There are now six. [The outline is done with a Frixion heat-erasable pen. I’ll remove it when I’m ready to mount the individual pieces on the 6×6 stretched canvas frames.]

6×6 Six Finished

I have another couple of hours this afternoon – there are four 6×6 prepared – I’ll get a start on the edge stitching for a couple of them.

iPhone Case – Revised

I’m scheduled to teach a class at Sew With Vision in a couple of weeks on constructing a smartphone carry case. I’ve written about the simple version I started with that had a single zippered side pocket. This version has two zippered front pockets as well to hold credit cards and other cards like health card, driver’s license, car insurance – the stuff you need to have on hand (not just photos on your phone). With these two additional pockets I no longer need carry a purse.
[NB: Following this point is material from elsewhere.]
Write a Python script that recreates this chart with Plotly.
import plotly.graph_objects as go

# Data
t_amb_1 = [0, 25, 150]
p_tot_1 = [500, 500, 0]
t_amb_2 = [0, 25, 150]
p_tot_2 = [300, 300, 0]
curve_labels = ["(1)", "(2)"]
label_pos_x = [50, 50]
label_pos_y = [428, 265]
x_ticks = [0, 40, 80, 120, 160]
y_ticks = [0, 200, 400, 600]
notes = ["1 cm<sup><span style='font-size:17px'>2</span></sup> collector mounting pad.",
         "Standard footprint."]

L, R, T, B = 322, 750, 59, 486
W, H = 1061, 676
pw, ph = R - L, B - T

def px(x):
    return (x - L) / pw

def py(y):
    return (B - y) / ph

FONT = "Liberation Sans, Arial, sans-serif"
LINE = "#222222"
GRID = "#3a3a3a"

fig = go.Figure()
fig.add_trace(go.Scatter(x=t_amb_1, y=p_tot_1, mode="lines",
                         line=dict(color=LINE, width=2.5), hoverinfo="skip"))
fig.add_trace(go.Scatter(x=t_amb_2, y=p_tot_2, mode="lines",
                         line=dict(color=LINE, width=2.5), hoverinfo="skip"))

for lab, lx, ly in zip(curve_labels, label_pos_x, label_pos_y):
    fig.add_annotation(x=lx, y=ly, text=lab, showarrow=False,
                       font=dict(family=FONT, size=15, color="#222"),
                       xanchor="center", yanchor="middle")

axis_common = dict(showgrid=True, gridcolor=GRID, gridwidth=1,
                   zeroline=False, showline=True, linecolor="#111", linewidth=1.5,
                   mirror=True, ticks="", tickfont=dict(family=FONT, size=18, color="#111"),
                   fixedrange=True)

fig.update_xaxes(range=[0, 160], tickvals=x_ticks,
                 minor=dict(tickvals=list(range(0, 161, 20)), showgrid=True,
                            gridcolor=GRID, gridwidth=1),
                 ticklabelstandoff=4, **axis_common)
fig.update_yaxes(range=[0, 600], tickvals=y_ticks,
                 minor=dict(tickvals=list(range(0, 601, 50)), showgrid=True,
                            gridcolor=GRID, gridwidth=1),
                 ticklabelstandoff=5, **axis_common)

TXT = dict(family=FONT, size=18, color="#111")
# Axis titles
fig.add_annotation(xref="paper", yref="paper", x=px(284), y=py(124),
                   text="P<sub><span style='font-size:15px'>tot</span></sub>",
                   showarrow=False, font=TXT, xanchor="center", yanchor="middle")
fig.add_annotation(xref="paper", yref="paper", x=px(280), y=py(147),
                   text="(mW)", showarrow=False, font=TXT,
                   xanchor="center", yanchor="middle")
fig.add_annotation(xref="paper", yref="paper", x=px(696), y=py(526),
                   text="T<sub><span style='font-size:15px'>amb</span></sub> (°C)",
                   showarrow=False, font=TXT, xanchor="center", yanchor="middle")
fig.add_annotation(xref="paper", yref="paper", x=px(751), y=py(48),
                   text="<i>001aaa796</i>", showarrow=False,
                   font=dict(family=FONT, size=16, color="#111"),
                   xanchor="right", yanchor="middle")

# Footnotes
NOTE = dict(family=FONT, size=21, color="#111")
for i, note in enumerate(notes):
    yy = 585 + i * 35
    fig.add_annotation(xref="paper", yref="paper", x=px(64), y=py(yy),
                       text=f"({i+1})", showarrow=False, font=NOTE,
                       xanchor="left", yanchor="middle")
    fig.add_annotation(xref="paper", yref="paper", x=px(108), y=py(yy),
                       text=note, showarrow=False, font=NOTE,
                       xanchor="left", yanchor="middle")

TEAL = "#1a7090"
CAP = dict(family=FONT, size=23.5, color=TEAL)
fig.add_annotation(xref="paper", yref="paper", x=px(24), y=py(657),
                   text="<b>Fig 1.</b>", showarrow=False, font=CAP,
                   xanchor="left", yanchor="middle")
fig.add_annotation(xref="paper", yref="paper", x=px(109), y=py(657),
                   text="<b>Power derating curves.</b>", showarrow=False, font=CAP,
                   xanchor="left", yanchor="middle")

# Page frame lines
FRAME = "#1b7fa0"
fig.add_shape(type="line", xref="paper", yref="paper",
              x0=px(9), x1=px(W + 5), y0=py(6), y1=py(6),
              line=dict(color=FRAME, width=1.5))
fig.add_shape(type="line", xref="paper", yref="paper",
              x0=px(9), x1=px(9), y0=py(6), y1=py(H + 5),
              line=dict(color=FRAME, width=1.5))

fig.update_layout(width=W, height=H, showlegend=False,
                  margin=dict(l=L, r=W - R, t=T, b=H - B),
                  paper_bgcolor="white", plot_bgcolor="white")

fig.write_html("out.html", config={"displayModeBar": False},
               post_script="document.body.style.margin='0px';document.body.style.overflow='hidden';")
I made this case 3/8″ wider than the previous version to make it easier to slide cards into the zippered pockets. Both of these cases are “right-handed” – that is the zippers are positioned to be easily opened using your right hand. To make these cases “left-handed” reverse the closed position of the front zippers and place the side zipper on the opposite side.

I fully intended documenting the process while making the leather case but the process took over and I didn’t have the photos I needed to describe how to make the case. I made a second from linen (using fusible batting to stabilize the linen). I thought about adding embroidery but because the case is for demonstration purposes I decided it wasn’t worth taking the time. The only “decorative” feature are the bi-colour front zippers (the side zipper is a single colour because I used zipper tape and a pull).

The basic construction is still the same as the earlier version with the added work needed for creating the zippered front pockets. Here’s a link to the instructions for

iPhone Case With Two Front Pockets + Side Pocket.

Give it a try. Let me know how it goes. My measurements are for an iPhone 12 Pro (3″ x 6″). Measure your phone and modify the specifications to work with your phone.